• [SHORT EXERCISE]: In this exercise, print only the lines of the records below from the one with "What Plotly code" through the one with "import plotly.graph_objects as go", inclusive. Pictures are not part of the copy.

• [DATA FOR PROCESSING]:

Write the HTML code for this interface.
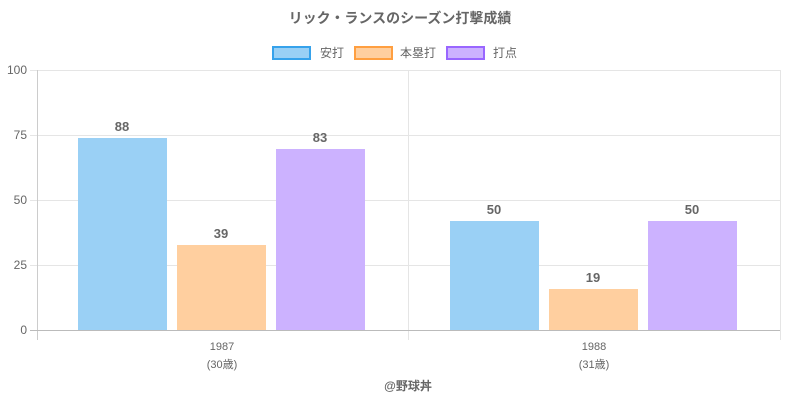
<!DOCTYPE html>
<html><head><meta charset="utf-8"><style>
body{margin:0;background:#fff;}
svg text{font-family:"Liberation Sans","Noto Sans CJK JP",sans-serif;fill:#666;}
</style></head><body>
<svg width="800" height="400" xmlns="http://www.w3.org/2000/svg">
<text x="400" y="23" text-anchor="middle" font-size="14" font-weight="bold">リック・ランスのシーズン打撃成績</text>
<rect x="273" y="47" width="37" height="12" fill="#9ad0f5" stroke="#36a2eb" stroke-width="2"/>
<text x="320" y="57" font-size="12">安打</text>
<rect x="355" y="47" width="37" height="12" fill="#ffcf9f" stroke="#ff9f40" stroke-width="2"/>
<text x="400" y="57" font-size="12">本塁打</text>
<rect x="447" y="47" width="37" height="12" fill="#ccb2ff" stroke="#9966ff" stroke-width="2"/>
<text x="493" y="57" font-size="12">打点</text>
<g stroke="#e5e5e5" stroke-width="1">
<line x1="30" y1="70.5" x2="780" y2="70.5"/>
<line x1="30" y1="135.5" x2="780" y2="135.5"/>
<line x1="30" y1="200.5" x2="780" y2="200.5"/>
<line x1="30" y1="265.5" x2="780" y2="265.5"/>
<line x1="408.5" y1="70" x2="408.5" y2="340"/>
<line x1="780.5" y1="70" x2="780.5" y2="340"/>
</g>
<line x1="37.5" y1="70" x2="37.5" y2="340" stroke="#ccc"/>
<line x1="30" y1="330.5" x2="780" y2="330.5" stroke="#bbb"/>
<g font-size="12" text-anchor="end">
<text x="27" y="74">100</text><text x="27" y="139">75</text><text x="27" y="204">50</text><text x="27" y="269">25</text><text x="27" y="334">0</text>
</g>
<g>
<rect x="78" y="138" width="89" height="192" fill="#9ad0f5"/>
<rect x="177" y="245" width="89" height="85" fill="#ffcf9f"/>
<rect x="276" y="149" width="89" height="181" fill="#ccb2ff"/>
<rect x="450" y="221" width="89" height="109" fill="#9ad0f5"/>
<rect x="549" y="289" width="89" height="41" fill="#ffcf9f"/>
<rect x="648" y="221" width="89" height="109" fill="#ccb2ff"/>
</g>
<g font-size="13" font-weight="bold" text-anchor="middle">
<text x="122" y="131">88</text><text x="221" y="238">39</text><text x="320" y="142">83</text>
<text x="494" y="214">50</text><text x="593" y="282">19</text><text x="692" y="214">50</text>
</g>
<g font-size="11" text-anchor="middle">
<text x="222" y="350">1987</text><text x="222" y="368">(30歳)</text>
<text x="594" y="350">1988</text><text x="594" y="368">(31歳)</text>
</g>
<text x="408" y="390" font-size="12" font-weight="bold" text-anchor="middle">@野球丼</text>
</svg>
</body></html>
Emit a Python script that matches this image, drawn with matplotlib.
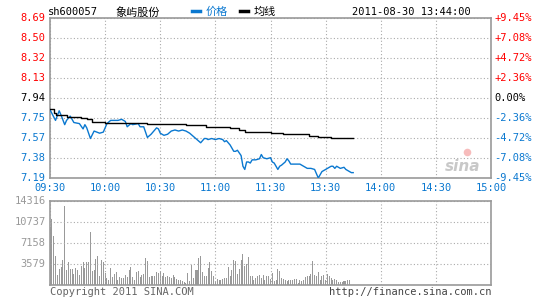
import numpy as np
import matplotlib
matplotlib.use("Agg")
import matplotlib.pyplot as plt

plt.rcParams['font.family'] = ['DejaVu Sans Mono', 'Noto Sans CJK SC']

# basic info
code = "sh600057"
name = "象屿股份"
stamp = "2011-08-30 13:44:00"
prev_close = 7.94
pct_range = 0.0945

# price line, (trading minute, price)
price_min = [0, 3, 5, 6, 8, 9, 11, 13, 16, 18, 19, 20, 22, 24, 27, 29, 31, 33, 37, 39,
             41, 42, 44, 45, 48, 49, 51, 52, 53, 55, 56, 58, 59, 60, 62, 64, 66, 68, 70, 72,
             74, 75, 76, 78, 80, 82, 84, 85, 86, 88, 90, 92, 94, 95, 96, 98, 99, 100, 101, 102,
             104, 105, 106, 107, 108, 109, 110, 112, 114, 115, 116, 118, 120, 121, 122, 123, 124, 125, 126, 128,
             129, 130, 131, 132, 133, 135, 136, 137, 138, 140, 142, 144, 145, 146, 147, 148, 149, 150, 151, 153,
             154, 155, 156, 158, 160, 161, 163, 164, 165]
price_val = [7.83, 7.73, 7.82, 7.78, 7.69, 7.73, 7.77, 7.71, 7.70, 7.65, 7.69, 7.66, 7.56, 7.63, 7.61, 7.62, 7.70, 7.73, 7.73, 7.74,
             7.72, 7.67, 7.70, 7.69, 7.70, 7.67, 7.67, 7.62, 7.57, 7.60, 7.62, 7.66, 7.65, 7.61, 7.59, 7.60, 7.63, 7.64, 7.63, 7.64,
             7.63, 7.62, 7.61, 7.58, 7.55, 7.52, 7.56, 7.56, 7.55, 7.56, 7.55, 7.56, 7.55, 7.53, 7.54, 7.50, 7.47, 7.44, 7.44, 7.45,
             7.40, 7.30, 7.27, 7.34, 7.34, 7.33, 7.36, 7.36, 7.37, 7.41, 7.38, 7.37, 7.38, 7.34, 7.33, 7.30, 7.27, 7.30, 7.31, 7.34,
             7.37, 7.35, 7.32, 7.32, 7.32, 7.32, 7.32, 7.31, 7.30, 7.28, 7.28, 7.27, 7.23, 7.19, 7.22, 7.25, 7.26, 7.27, 7.28, 7.30,
             7.30, 7.28, 7.30, 7.28, 7.29, 7.27, 7.25, 7.24, 7.24]

# average line steps
avg_min = [0, 2, 3, 9, 17, 20, 23, 30, 31, 53, 74, 85, 98, 103, 106, 120, 127, 141, 146, 153, 165]
avg_val = [7.837, 7.797, 7.781, 7.759, 7.750, 7.740, 7.718, 7.708, 7.703, 7.693, 7.684, 7.668, 7.656, 7.640,
           7.624, 7.610, 7.600, 7.587, 7.577, 7.568, 7.568]

# volume per minute
volume = [9940, 11250, 8350, 4940, 1700, 2730, 3120, 4260, 13460, 2560, 3980, 2730, 2730, 1870, 2840, 2560,
          1700, 3240, 3980, 2840, 3980, 3980, 9090, 2390, 2560, 4430, 5000, 1530, 4260, 3980, 1990, 1140,
          850, 2840, 1420, 1870, 2270, 850, 1310, 1140, 1140, 1700, 1310, 2560, 3010, 1310, 850, 2270,
          2390, 1310, 1700, 1870, 4540, 4090, 1310, 1530, 1530, 1530, 2270, 1990,
          2330, 1480, 2040, 1360, 1590, 1360, 1190, 1760, 1360, 1080, 910, 910, 620, 510, 340, 2040,
          620, 3410, 1190, 2500, 2500, 4600, 4880, 2160, 1480, 1590, 2900, 3860, 2330, 1480, 620, 1020,
          910, 910, 1020, 1190, 1190, 3070, 1590, 2610, 4200, 4030, 1930, 2730, 4320, 5340, 3290, 3640,
          4770, 1480, 1590, 800, 1190, 1590, 1760, 1190, 1760, 800, 1590, 1480, 1020, 2040, 620, 910,
          2730, 2330, 1190, 1020, 800, 620, 910, 800, 910, 1020, 1080, 340, 910, 620, 910, 1310,
          1480, 1590, 1930, 4030, 1760, 1480, 2160, 910, 1480, 1760, 910, 1930, 1480, 1190, 910, 1020,
          800, 570, 450, 570, 620, 740, 910, 910]
vol_max = 14316

time_ticks = [0, 30, 60, 90, 120, 150, 180, 210, 240]
time_labels = ["09:30", "10:00", "10:30", "11:00", "11:30", "13:30", "14:00", "14:30", "15:00"]
price_labels = ["7.19", "7.38", "7.57", "7.75", "7.94", "8.13", "8.32", "8.50", "8.69"]
pct_labels = ["-9.45%", "-7.08%", "-4.72%", "-2.36%", "0.00%", "+2.36%", "+4.72%", "+7.08%", "+9.45%"]
vol_labels = ["3579", "7158", "10737", "14316"]

RED = "#ff0000"
BLUE = "#0a78d0"
GREY = "#999999"
W, H = 545, 300

fig = plt.figure(figsize=(5.45, 3.0), dpi=100)


def fx(x):
    return x / W


def fy(y):
    return 1 - y / H


ax = fig.add_axes([fx(50), fy(178), fx(441), (178 - 18) / H])
vax = fig.add_axes([fx(50), fy(285), fx(441), (285 - 201) / H])

lo = prev_close * (1 - pct_range)
hi = prev_close * (1 + pct_range)
yt = np.linspace(lo, hi, 9)

ax.plot(price_min, price_val, color=BLUE, lw=1, zorder=3)
ax.step(avg_min, avg_val, where="post", color="black", lw=1, zorder=4)
ax.set_xlim(0, 240)
ax.set_ylim(lo, hi)
ax.set_xticks(time_ticks)
ax.set_yticks(yt)
ax.grid(True, color="#aaaaaa", ls=(0, (1, 2)), lw=0.8)
ax.tick_params(length=0, labelleft=False, labelbottom=False)

for i, t in enumerate(yt):
    c = RED if i > 4 else ("black" if i == 4 else BLUE)
    ax.text(-0.01, (t - lo) / (hi - lo), price_labels[i], color=c, fontsize=7.5,
            ha="right", va="center", transform=ax.transAxes)
    ax.text(1.008, (t - lo) / (hi - lo), pct_labels[i], color=c, fontsize=7.5,
            ha="left", va="center", transform=ax.transAxes)

for t, lab in zip(time_ticks, time_labels):
    ax.text(t / 240, -0.065, lab, color=BLUE, fontsize=7.5, ha="center", va="center",
            transform=ax.transAxes)

# sina watermark
ax.text(0.935, 0.07, "sina", color="#bbbbbb", fontsize=11, fontstyle="italic",
        fontweight="bold", family="DejaVu Sans", ha="center", va="center",
        transform=ax.transAxes, alpha=0.8)
ax.scatter([0.945], [0.16], s=30, color="#f4a0a0", alpha=0.7, transform=ax.transAxes, lw=0)

vax.bar(np.arange(len(volume)), volume, width=0.55, color=GREY, lw=0)
vax.set_xlim(0, 240)
vax.set_ylim(0, vol_max)
vax.set_xticks(time_ticks)
vax.set_yticks([0, 3579, 7158, 10737, 14316])
vax.grid(True, color="#aaaaaa", ls=(0, (1, 2)), lw=0.8)
vax.tick_params(length=0, labelleft=False, labelbottom=False)
for v, lab in zip([3579, 7158, 10737, 14316], vol_labels):
    vax.text(-0.01, v / vol_max, lab, color=GREY, fontsize=7.5, ha="right", va="center",
             transform=vax.transAxes)

for a in (ax, vax):
    for s in a.spines.values():
        s.set_color(GREY)
        s.set_linewidth(1.2)

# header
fig.text(fx(48), fy(12), code, fontsize=7.5, va="center", ha="left")
fig.text(fx(115), fy(12), name, fontsize=8, va="center", ha="left", family="Noto Sans CJK SC")
fig.add_artist(plt.Line2D([fx(192), fx(200)], [fy(11), fy(11)], color=BLUE, lw=2.5))
fig.text(fx(206), fy(12), "价格", color=BLUE, fontsize=8, va="center", family="Noto Sans CJK SC")
fig.add_artist(plt.Line2D([fx(240), fx(248)], [fy(11), fy(11)], color="black", lw=2.5))
fig.text(fx(254), fy(12), "均线", fontsize=8, va="center", family="Noto Sans CJK SC")
fig.text(fx(471), fy(12), stamp, fontsize=7.5, va="center", ha="right")

# footer
fig.text(fx(50), fy(292), "Copyright 2011 SINA.COM", color="#666666", fontsize=7.5, va="center")
fig.text(fx(492), fy(292), "http://finance.sina.com.cn", color="#444444", fontsize=7.5,
         va="center", ha="right")

fig.savefig("out.png", dpi=100)
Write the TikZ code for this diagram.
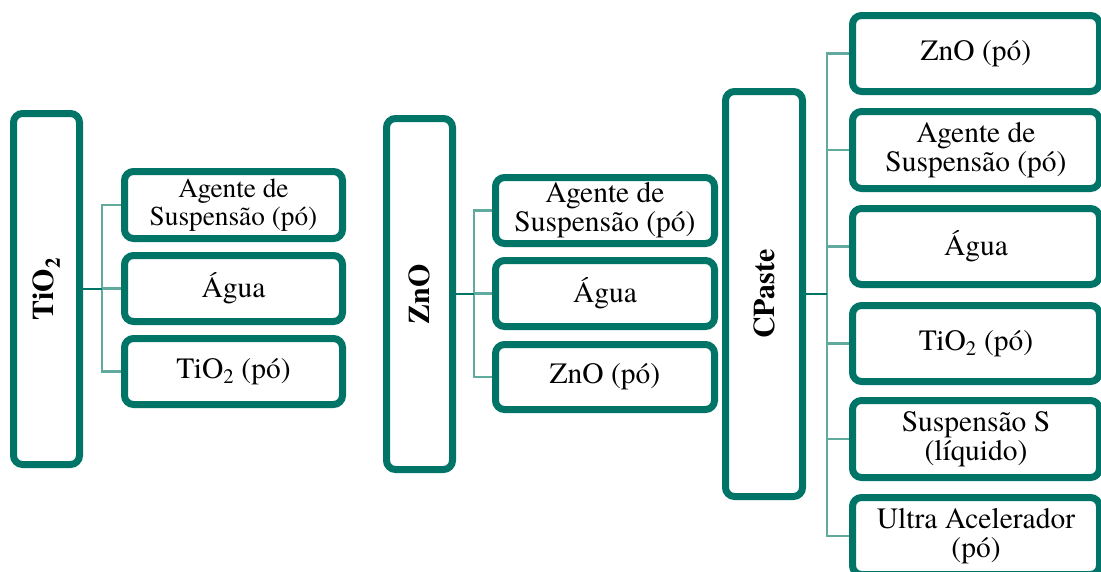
\documentclass[tikz,border=0pt]{standalone}
\usepackage{fontspec}
\newfontfamily\tnr{texgyretermes}[Extension=.otf, UprightFont=*-regular, BoldFont=*-bold]
\definecolor{teal1}{RGB}{0,116,102}
\definecolor{teal2}{RGB}{96,170,158}
\tikzset{
  box/.style={draw=teal1, line width=7pt, rounded corners=9pt, fill=white, inner sep=0pt, align=center},
  mainbox/.style={box, font=\tnr\fontsize{30}{30}\selectfont\bfseries},
  kid/.style={box, font=\tnr\fontsize{29.5}{29}\selectfont},
  kidS/.style={box, font=\tnr\fontsize{27.3}{28}\selectfont},
  darkln/.style={draw=teal1, line width=2.5pt},
  lightln/.style={draw=teal2, line width=2.5pt},
}
\begin{document}
\begin{tikzpicture}[x=1pt,y=-1pt]
\useasboundingbox (0,0) rectangle (1101,571);
\clip (0,0) rectangle (1101,571);
% TiO2 group
\node[mainbox, minimum width=66pt, minimum height=351pt] (tm) at (46.5,289) {\rotatebox{90}{TiO\textsubscript{2}}};
\node[kidS, minimum width=218pt, minimum height=67pt] (t1) at (233.5,205) {Agente de\\Suspensão (pó)};
\node[kid, minimum width=218pt, minimum height=66pt] (t2) at (233.5,288.5) {Água};
\node[kid, minimum width=218pt, minimum height=66pt] (t3) at (233.5,371.5) {TiO\textsubscript{2} (pó)};
\coordinate (tb) at (102,289);
% ZnO group
\node[mainbox, minimum width=66pt, minimum height=351pt] (zm) at (419.5,294) {\rotatebox{90}{ZnO}};
\node[kid, minimum width=219pt, minimum height=66pt] (z1) at (605,210.5) {Agente de\\Suspensão (pó)};
\node[kid, minimum width=219pt, minimum height=66pt] (z2) at (605,293.5) {Água};
\node[kid, minimum width=219pt, minimum height=65pt] (z3) at (605,377) {ZnO (pó)};
\coordinate (zb) at (474,294);
% CPaste group
\node[mainbox, minimum width=77pt, minimum height=405pt] (cm) at (764,294) {\rotatebox{90}{CPaste}};
\node[kid, minimum width=247pt, minimum height=76pt] (c1) at (976,53.5) {ZnO (pó)};
\node[kid, minimum width=247pt, minimum height=77pt] (c2) at (976,150) {Agente de\\Suspensão (pó)};
\node[kid, minimum width=247pt, minimum height=76pt] (c3) at (976,246.5) {Água};
\node[kid, minimum width=247pt, minimum height=76pt] (c4) at (976,343.5) {TiO\textsubscript{2} (pó)};
\node[kid, minimum width=247pt, minimum height=77pt] (c5) at (976,439) {Suspensão S\\(líquido)};
\node[kid, minimum width=247pt, minimum height=77pt] (c6) at (976,536) {Ultra Acelerador\\(pó)};
\coordinate (cb) at (827,294);
% connectors
\draw[lightln] (t1.west) -- (t1.west -| tb) -- (t3.west -| tb) -- (t3.west);
\draw[lightln] (t2.west) -- (t2.west -| tb);
\draw[darkln] (tm.east) -- (tb);
\draw[lightln] (z1.west) -- (z1.west -| zb) -- (z3.west -| zb) -- (z3.west);
\draw[lightln] (z2.west) -- (z2.west -| zb);
\draw[darkln] (zm.east) -- (zb);
\draw[lightln] (c1.west) -- (c1.west -| cb) -- (c6.west -| cb) -- (c6.west);
\draw[lightln] (c2.west) -- (c2.west -| cb);
\draw[lightln] (c3.west) -- (c3.west -| cb);
\draw[lightln] (c4.west) -- (c4.west -| cb);
\draw[lightln] (c5.west) -- (c5.west -| cb);
\draw[darkln] (cm.east) -- (cb);
\end{tikzpicture}
\end{document}
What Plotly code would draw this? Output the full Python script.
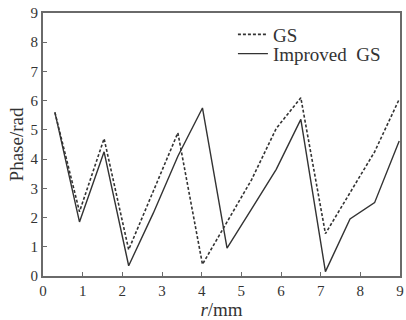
import plotly.graph_objects as go

r_mm = [0.30, 0.92, 1.54, 2.16, 2.78, 3.40, 4.02, 4.64, 5.26, 5.88, 6.50, 7.12, 7.74, 8.36, 8.98]
phase_gs = [5.6, 2.2, 4.7, 0.9, 2.9, 4.9, 0.4, 1.85, 3.3, 5.05, 6.1, 1.45, 2.85, 4.25, 6.05]
phase_improved = [5.6, 1.85, 4.25, 0.35, 2.15, 4.1, 5.75, 0.95, 2.3, 3.65, 5.36, 0.15, 1.95, 2.51, 4.62]
x_ticks = [0, 1, 2, 3, 4, 5, 6, 7, 8, 9]
y_ticks = [0, 1, 2, 3, 4, 5, 6, 7, 8, 9]

font = "Liberation Serif, Times New Roman, serif"
ink = "#333333"
axis_col = "#6a6a6a"
leg_font = dict(size=19, family=font, color="#333333")

fig = go.Figure()
fig.add_trace(go.Scatter(x=r_mm, y=phase_gs, mode="lines", name="GS", legend="legend",
                         line=dict(color=ink, width=1.6, dash="3px,2px")))
fig.add_trace(go.Scatter(x=r_mm, y=phase_improved, mode="lines", name="Improved  GS",
                         legend="legend2", line=dict(color=ink, width=1.4)))

fig.update_layout(
    width=406, height=320,
    margin=dict(l=43, r=2, t=13, b=43),
    paper_bgcolor="white", plot_bgcolor="white",
    font=dict(family=font, size=15, color="#333333"),
    showlegend=True,
    legend=dict(x=0.532, y=0.918, xanchor="left", yanchor="middle",
                bgcolor="rgba(0,0,0,0)", font=leg_font),
    legend2=dict(x=0.532, y=0.845, xanchor="left", yanchor="middle",
                 bgcolor="rgba(0,0,0,0)", font=leg_font),
)
fig.update_xaxes(range=[0, 9], tickvals=x_ticks, ticks="inside", ticklen=4,
                 tickcolor=axis_col, showline=True, linecolor=axis_col, linewidth=2,
                 mirror=True, showgrid=False, zeroline=False,
                 tickfont=dict(size=15),
                 title=dict(text="<i>r</i>/mm", standoff=6, font=dict(size=19)))
fig.update_yaxes(range=[0, 9], tickvals=y_ticks, ticks="inside", ticklen=4,
                 tickcolor=axis_col, showline=True, linecolor=axis_col, linewidth=2,
                 mirror=True, showgrid=False, zeroline=False,
                 tickfont=dict(size=15),
                 title=dict(text="Phase/rad", standoff=2, font=dict(size=19)))

fig.write_html("out.html")
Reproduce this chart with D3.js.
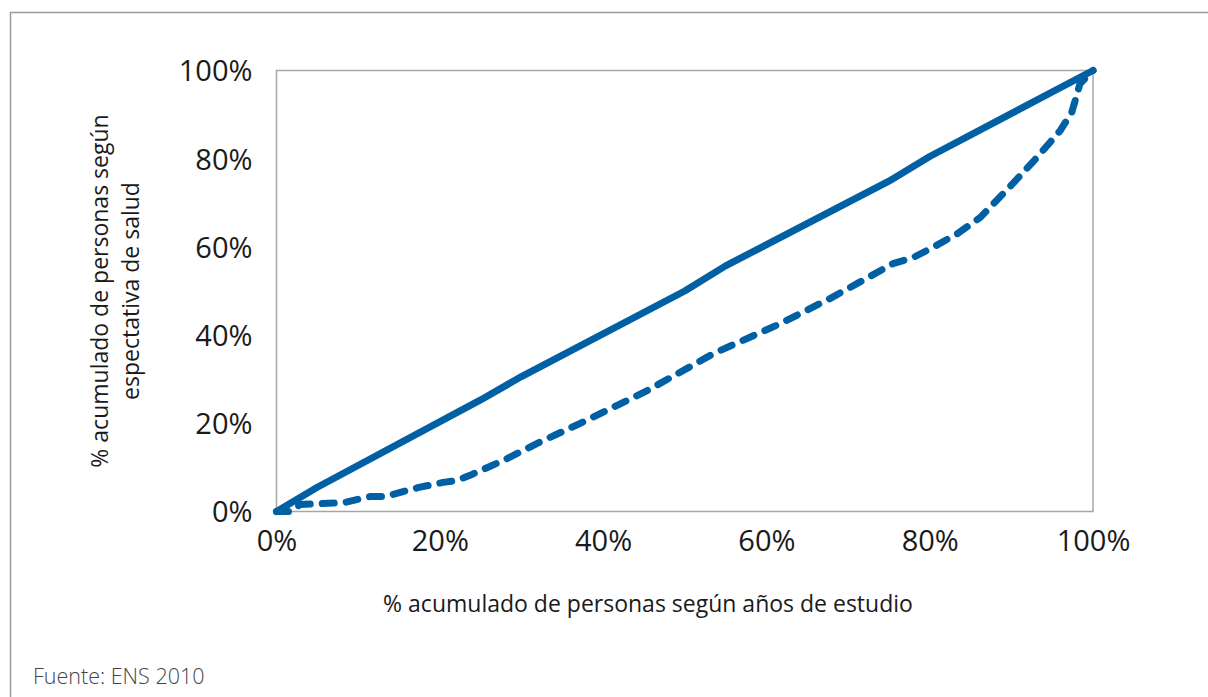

• [THE COMPLETED TASK]:
What Plotly code would draw this? Output the full Python script.
import plotly.graph_objects as go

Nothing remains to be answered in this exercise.